Transcribe the lines below verbatim, skipping the images.

━━━ SUPPLIED INFORMATION ━━━

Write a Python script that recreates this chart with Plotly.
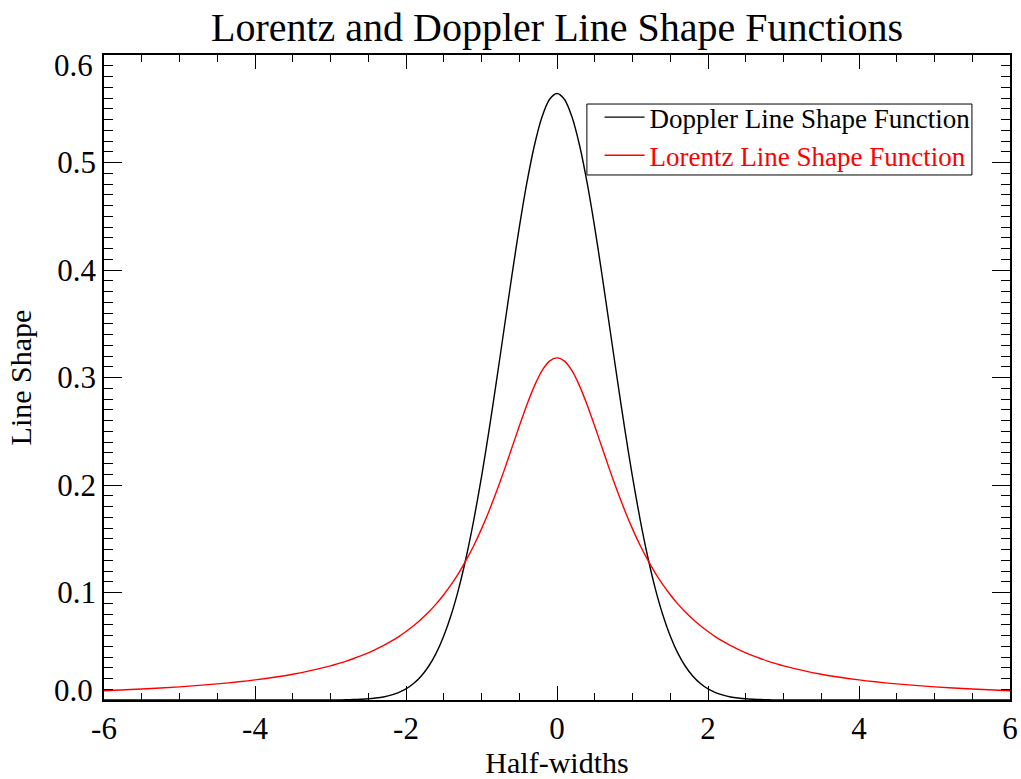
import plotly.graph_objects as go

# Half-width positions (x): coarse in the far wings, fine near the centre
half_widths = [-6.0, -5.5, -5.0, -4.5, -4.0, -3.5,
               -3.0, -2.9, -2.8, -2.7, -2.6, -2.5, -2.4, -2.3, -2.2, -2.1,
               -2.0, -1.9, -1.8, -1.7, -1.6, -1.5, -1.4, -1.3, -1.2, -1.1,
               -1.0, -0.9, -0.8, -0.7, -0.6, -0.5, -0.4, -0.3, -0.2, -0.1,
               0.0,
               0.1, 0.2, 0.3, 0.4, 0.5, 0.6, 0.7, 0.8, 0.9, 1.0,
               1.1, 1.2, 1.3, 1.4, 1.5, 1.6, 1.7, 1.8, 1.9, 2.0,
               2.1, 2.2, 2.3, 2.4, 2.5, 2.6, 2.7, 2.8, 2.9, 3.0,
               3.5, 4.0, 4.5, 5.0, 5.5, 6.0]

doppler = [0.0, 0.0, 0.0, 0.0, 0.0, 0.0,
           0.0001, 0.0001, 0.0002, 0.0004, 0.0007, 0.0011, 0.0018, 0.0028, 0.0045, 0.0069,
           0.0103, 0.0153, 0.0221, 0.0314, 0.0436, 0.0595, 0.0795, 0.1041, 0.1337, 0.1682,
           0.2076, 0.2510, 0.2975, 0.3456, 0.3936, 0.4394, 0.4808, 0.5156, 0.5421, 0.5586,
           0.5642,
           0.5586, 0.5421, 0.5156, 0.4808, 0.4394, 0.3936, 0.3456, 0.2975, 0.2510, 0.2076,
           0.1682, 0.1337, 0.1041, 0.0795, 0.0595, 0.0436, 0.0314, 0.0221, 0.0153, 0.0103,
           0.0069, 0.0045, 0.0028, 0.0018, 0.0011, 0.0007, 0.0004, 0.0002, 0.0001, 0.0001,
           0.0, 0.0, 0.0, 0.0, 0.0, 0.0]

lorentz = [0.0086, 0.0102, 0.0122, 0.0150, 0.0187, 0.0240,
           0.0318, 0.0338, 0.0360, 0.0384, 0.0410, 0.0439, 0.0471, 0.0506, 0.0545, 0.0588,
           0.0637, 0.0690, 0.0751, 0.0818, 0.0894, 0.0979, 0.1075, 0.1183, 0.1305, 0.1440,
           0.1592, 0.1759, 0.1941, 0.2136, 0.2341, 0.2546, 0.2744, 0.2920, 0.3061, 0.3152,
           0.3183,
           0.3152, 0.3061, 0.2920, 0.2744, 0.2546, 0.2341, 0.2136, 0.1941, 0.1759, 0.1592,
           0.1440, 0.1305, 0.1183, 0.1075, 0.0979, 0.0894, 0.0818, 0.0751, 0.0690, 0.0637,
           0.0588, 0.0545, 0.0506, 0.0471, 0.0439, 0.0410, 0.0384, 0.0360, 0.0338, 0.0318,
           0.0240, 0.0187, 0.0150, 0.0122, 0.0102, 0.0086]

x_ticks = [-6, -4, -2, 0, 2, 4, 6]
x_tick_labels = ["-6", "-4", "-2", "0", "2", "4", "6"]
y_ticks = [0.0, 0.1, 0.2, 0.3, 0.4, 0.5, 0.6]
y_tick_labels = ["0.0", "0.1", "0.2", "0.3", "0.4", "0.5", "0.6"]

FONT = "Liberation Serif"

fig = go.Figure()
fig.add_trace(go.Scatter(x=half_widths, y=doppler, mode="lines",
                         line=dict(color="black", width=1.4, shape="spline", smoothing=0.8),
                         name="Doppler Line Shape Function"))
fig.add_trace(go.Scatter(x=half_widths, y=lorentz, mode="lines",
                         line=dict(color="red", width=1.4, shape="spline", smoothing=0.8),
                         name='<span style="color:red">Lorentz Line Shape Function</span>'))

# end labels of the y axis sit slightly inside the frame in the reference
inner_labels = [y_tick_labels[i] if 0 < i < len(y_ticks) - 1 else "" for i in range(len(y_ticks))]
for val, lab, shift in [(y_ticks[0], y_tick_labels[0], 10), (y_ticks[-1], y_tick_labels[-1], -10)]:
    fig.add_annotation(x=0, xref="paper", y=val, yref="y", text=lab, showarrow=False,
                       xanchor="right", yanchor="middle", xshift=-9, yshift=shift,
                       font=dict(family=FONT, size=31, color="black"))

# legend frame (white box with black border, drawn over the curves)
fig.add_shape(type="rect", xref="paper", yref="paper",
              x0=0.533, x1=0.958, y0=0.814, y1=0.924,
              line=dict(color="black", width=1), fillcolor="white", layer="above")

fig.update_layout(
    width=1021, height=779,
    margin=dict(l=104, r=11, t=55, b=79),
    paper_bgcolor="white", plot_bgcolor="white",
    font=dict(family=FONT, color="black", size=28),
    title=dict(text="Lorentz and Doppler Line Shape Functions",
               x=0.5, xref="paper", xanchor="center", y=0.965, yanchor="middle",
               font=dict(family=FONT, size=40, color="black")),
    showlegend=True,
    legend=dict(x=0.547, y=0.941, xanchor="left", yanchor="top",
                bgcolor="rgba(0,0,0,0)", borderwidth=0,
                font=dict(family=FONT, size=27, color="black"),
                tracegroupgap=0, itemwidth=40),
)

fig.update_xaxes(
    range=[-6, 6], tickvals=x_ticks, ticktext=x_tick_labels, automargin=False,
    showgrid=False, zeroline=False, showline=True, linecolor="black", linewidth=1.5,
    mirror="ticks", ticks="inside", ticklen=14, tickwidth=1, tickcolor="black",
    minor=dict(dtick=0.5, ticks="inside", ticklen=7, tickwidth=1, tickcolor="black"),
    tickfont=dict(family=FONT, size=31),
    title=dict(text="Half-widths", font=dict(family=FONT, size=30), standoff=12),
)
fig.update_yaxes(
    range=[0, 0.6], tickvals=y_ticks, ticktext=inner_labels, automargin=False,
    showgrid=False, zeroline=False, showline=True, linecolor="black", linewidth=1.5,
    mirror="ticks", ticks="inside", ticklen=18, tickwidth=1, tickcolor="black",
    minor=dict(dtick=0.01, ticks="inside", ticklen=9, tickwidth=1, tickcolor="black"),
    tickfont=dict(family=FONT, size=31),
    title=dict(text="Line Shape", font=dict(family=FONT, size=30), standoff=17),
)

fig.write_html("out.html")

━━━

_SOLUTION FOR THIS EXERCISE:_
Write a Python script that recreates this chart with Plotly.
import plotly.graph_objects as go

# Half-width positions (x): coarse in the far wings, fine near the centre
half_widths = [-6.0, -5.5, -5.0, -4.5, -4.0, -3.5,
               -3.0, -2.9, -2.8, -2.7, -2.6, -2.5, -2.4, -2.3, -2.2, -2.1,
               -2.0, -1.9, -1.8, -1.7, -1.6, -1.5, -1.4, -1.3, -1.2, -1.1,
               -1.0, -0.9, -0.8, -0.7, -0.6, -0.5, -0.4, -0.3, -0.2, -0.1,
               0.0,
               0.1, 0.2, 0.3, 0.4, 0.5, 0.6, 0.7, 0.8, 0.9, 1.0,
               1.1, 1.2, 1.3, 1.4, 1.5, 1.6, 1.7, 1.8, 1.9, 2.0,
               2.1, 2.2, 2.3, 2.4, 2.5, 2.6, 2.7, 2.8, 2.9, 3.0,
               3.5, 4.0, 4.5, 5.0, 5.5, 6.0]

doppler = [0.0, 0.0, 0.0, 0.0, 0.0, 0.0,
           0.0001, 0.0001, 0.0002, 0.0004, 0.0007, 0.0011, 0.0018, 0.0028, 0.0045, 0.0069,
           0.0103, 0.0153, 0.0221, 0.0314, 0.0436, 0.0595, 0.0795, 0.1041, 0.1337, 0.1682,
           0.2076, 0.2510, 0.2975, 0.3456, 0.3936, 0.4394, 0.4808, 0.5156, 0.5421, 0.5586,
           0.5642,
           0.5586, 0.5421, 0.5156, 0.4808, 0.4394, 0.3936, 0.3456, 0.2975, 0.2510, 0.2076,
           0.1682, 0.1337, 0.1041, 0.0795, 0.0595, 0.0436, 0.0314, 0.0221, 0.0153, 0.0103,
           0.0069, 0.0045, 0.0028, 0.0018, 0.0011, 0.0007, 0.0004, 0.0002, 0.0001, 0.0001,
           0.0, 0.0, 0.0, 0.0, 0.0, 0.0]

lorentz = [0.0086, 0.0102, 0.0122, 0.0150, 0.0187, 0.0240,
           0.0318, 0.0338, 0.0360, 0.0384, 0.0410, 0.0439, 0.0471, 0.0506, 0.0545, 0.0588,
           0.0637, 0.0690, 0.0751, 0.0818, 0.0894, 0.0979, 0.1075, 0.1183, 0.1305, 0.1440,
           0.1592, 0.1759, 0.1941, 0.2136, 0.2341, 0.2546, 0.2744, 0.2920, 0.3061, 0.3152,
           0.3183,
           0.3152, 0.3061, 0.2920, 0.2744, 0.2546, 0.2341, 0.2136, 0.1941, 0.1759, 0.1592,
           0.1440, 0.1305, 0.1183, 0.1075, 0.0979, 0.0894, 0.0818, 0.0751, 0.0690, 0.0637,
           0.0588, 0.0545, 0.0506, 0.0471, 0.0439, 0.0410, 0.0384, 0.0360, 0.0338, 0.0318,
           0.0240, 0.0187, 0.0150, 0.0122, 0.0102, 0.0086]

x_ticks = [-6, -4, -2, 0, 2, 4, 6]
x_tick_labels = ["-6", "-4", "-2", "0", "2", "4", "6"]
y_ticks = [0.0, 0.1, 0.2, 0.3, 0.4, 0.5, 0.6]
y_tick_labels = ["0.0", "0.1", "0.2", "0.3", "0.4", "0.5", "0.6"]

FONT = "Liberation Serif"

fig = go.Figure()
fig.add_trace(go.Scatter(x=half_widths, y=doppler, mode="lines",
                         line=dict(color="black", width=1.4, shape="spline", smoothing=0.8),
                         name="Doppler Line Shape Function"))
fig.add_trace(go.Scatter(x=half_widths, y=lorentz, mode="lines",
                         line=dict(color="red", width=1.4, shape="spline", smoothing=0.8),
                         name='<span style="color:red">Lorentz Line Shape Function</span>'))

# end labels of the y axis sit slightly inside the frame in the reference
inner_labels = [y_tick_labels[i] if 0 < i < len(y_ticks) - 1 else "" for i in range(len(y_ticks))]
for val, lab, shift in [(y_ticks[0], y_tick_labels[0], 10), (y_ticks[-1], y_tick_labels[-1], -10)]:
    fig.add_annotation(x=0, xref="paper", y=val, yref="y", text=lab, showarrow=False,
                       xanchor="right", yanchor="middle", xshift=-9, yshift=shift,
                       font=dict(family=FONT, size=31, color="black"))

# legend frame (white box with black border, drawn over the curves)
fig.add_shape(type="rect", xref="paper", yref="paper",
              x0=0.533, x1=0.958, y0=0.814, y1=0.924,
              line=dict(color="black", width=1), fillcolor="white", layer="above")

fig.update_layout(
    width=1021, height=779,
    margin=dict(l=104, r=11, t=55, b=79),
    paper_bgcolor="white", plot_bgcolor="white",
    font=dict(family=FONT, color="black", size=28),
    title=dict(text="Lorentz and Doppler Line Shape Functions",
               x=0.5, xref="paper", xanchor="center", y=0.965, yanchor="middle",
               font=dict(family=FONT, size=40, color="black")),
    showlegend=True,
    legend=dict(x=0.547, y=0.941, xanchor="left", yanchor="top",
                bgcolor="rgba(0,0,0,0)", borderwidth=0,
                font=dict(family=FONT, size=27, color="black"),
                tracegroupgap=0, itemwidth=40),
)

fig.update_xaxes(
    range=[-6, 6], tickvals=x_ticks, ticktext=x_tick_labels, automargin=False,
    showgrid=False, zeroline=False, showline=True, linecolor="black", linewidth=1.5,
    mirror="ticks", ticks="inside", ticklen=14, tickwidth=1, tickcolor="black",
    minor=dict(dtick=0.5, ticks="inside", ticklen=7, tickwidth=1, tickcolor="black"),
    tickfont=dict(family=FONT, size=31),
    title=dict(text="Half-widths", font=dict(family=FONT, size=30), standoff=12),
)
fig.update_yaxes(
    range=[0, 0.6], tickvals=y_ticks, ticktext=inner_labels, automargin=False,
    showgrid=False, zeroline=False, showline=True, linecolor="black", linewidth=1.5,
    mirror="ticks", ticks="inside", ticklen=18, tickwidth=1, tickcolor="black",
    minor=dict(dtick=0.01, ticks="inside", ticklen=9, tickwidth=1, tickcolor="black"),
    tickfont=dict(family=FONT, size=31),
    title=dict(text="Line Shape", font=dict(family=FONT, size=30), standoff=17),
)

fig.write_html("out.html")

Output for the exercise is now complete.